Sin embargo, un acuerdo político sobre quién gobierna Kenia y quién ocupa los puestos ministeriales no es suficiente para combatir esta profunda crisis.
En las últimas semanas, la fachada de estabilidad y prosperidad de Kenia ha quedado brutalmente desmantelada, y han salido a la luz las alarmantes consecuencias de décadas de manipulación étnica por parte de una élite despiadada y egoísta.
Aún así, con el país al borde de una catástrofe, los líderes políticos parecen querer poner su ambición personal por delante de la salvación nacional. Mientras que los wananchi (palabra swahili para la gente común) se matan brutalmente, los políticos negocian en Nairobi a paso de tortuga.
La estructura multiétnica de Kenia no es intrínsecamente violenta. El peligro surge cuando las diferencias políticas se convierten en conflictos tribales. Los líderes kenianos han utilizado descaradamente esta estrategia en repetidas ocasiones, utilizando lealtades étnicas para lograr sus aspiraciones de poder político. Esta vez la situación ha ido demasiado lejos.

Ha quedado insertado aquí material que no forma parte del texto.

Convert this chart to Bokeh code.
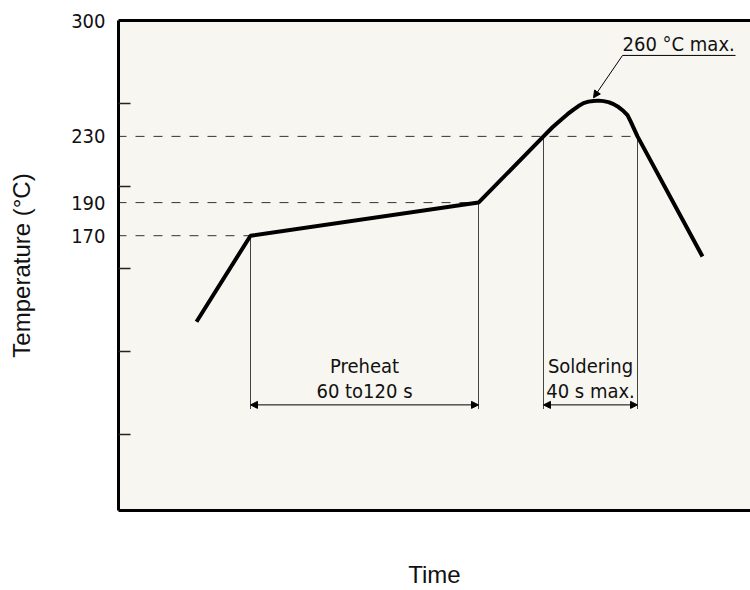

Ahora, Kenia está peligrosamente polarizada, y grandes áreas del país están hoy más homogeneizadas y ocupadas por determinados grupos étnicos de lo que lo estaban hace un mes. Incluso si la violencia disminuye, ¿volverán los comerciantes kikuyu a sus propiedades que han sido saqueadas en el oeste? Es poco probable.
En un estudio realizado en 2007, Minority Rights Group planteó las 10 medidas más importantes para evitar la
reaparición de un conflicto étnico. Algunas de ellas son apremiantes, como la prohibición de los discursos de odio y el procesamiento judicial de quienes los pronuncian; otras son a largo plazo, como crear un sistema político basado en la igualdad.
Sin embargo, el historial de Kenia al respecto no es bueno. Tras varios episodios previos de sangrías, los sucesivos gobiernos han disimulado las grietas haciendo promesas que han sido incumplidas, sin tratar las causas subyacentes de la podredumbre.
Aquí, la comunidad internacional, y especialmente la ONU, tiene un papel fundamental que desempeñar. La ONU predica acerca de la intervención temprana para evitar que una crisis se salga de control. Es hora de actuar.
La Alta Comisionada de las Naciones Unidas para los Derechos Humanos, Louise Arbour, ya ha exigido que se realice una investigación exhaustiva sobre los acontecimientos en Kenia. Una medida esencial y a la que hay que dar la bienvenida, pero que no es suficiente.
El historial de Kenia en lo que respecta a procesar a aquellos implicados en delitos graves es realmente atroz. El mecenazgo político frustra los fines de la justicia, y cuanto más poderoso es un individuo, menores son las posibilidades de que se le condene.
Sin embargo, la semana pasada los mismos líderes políticos abrieron la puerta a una alternativa. Tanto los partidarios del Presidente Kibaki como los de Raila Odinga intensificaron la retórica política al amenazar con involucrar al Tribunal Criminal Internacional en La Haya.
El cometido del Tribunal es investigar y procesar los crímenes de guerra, los crímenes en contra de la humanidad y los delitos de genocidio. Dados los informes de actos de violencia perpetrados por todas las partes involucradas, la legitimidad de las intenciones de los políticos de involucrar al Tribunal Criminal Internacional es cuestionable.
Sin embargo, la Unión Europea y otras naciones donantes que, al mismo tiempo que financian el desarrollo, financian a la clase política de Kenia, deberían tomar ventaja de esta apertura e insistir en ello.
Identificar y llevar a juicio a los responsables de la violencia de los últimos meses, especialmente a los cabecillas, sentaría un importante precedente en materia de responsabilidad y sería un paso fundamental en la ruta de Kenia hacia una recuperación que perdure en el tiempo.
Ishbel Matheson es ex corresponsal de la BBC en África y miembro de Minority Rights Group.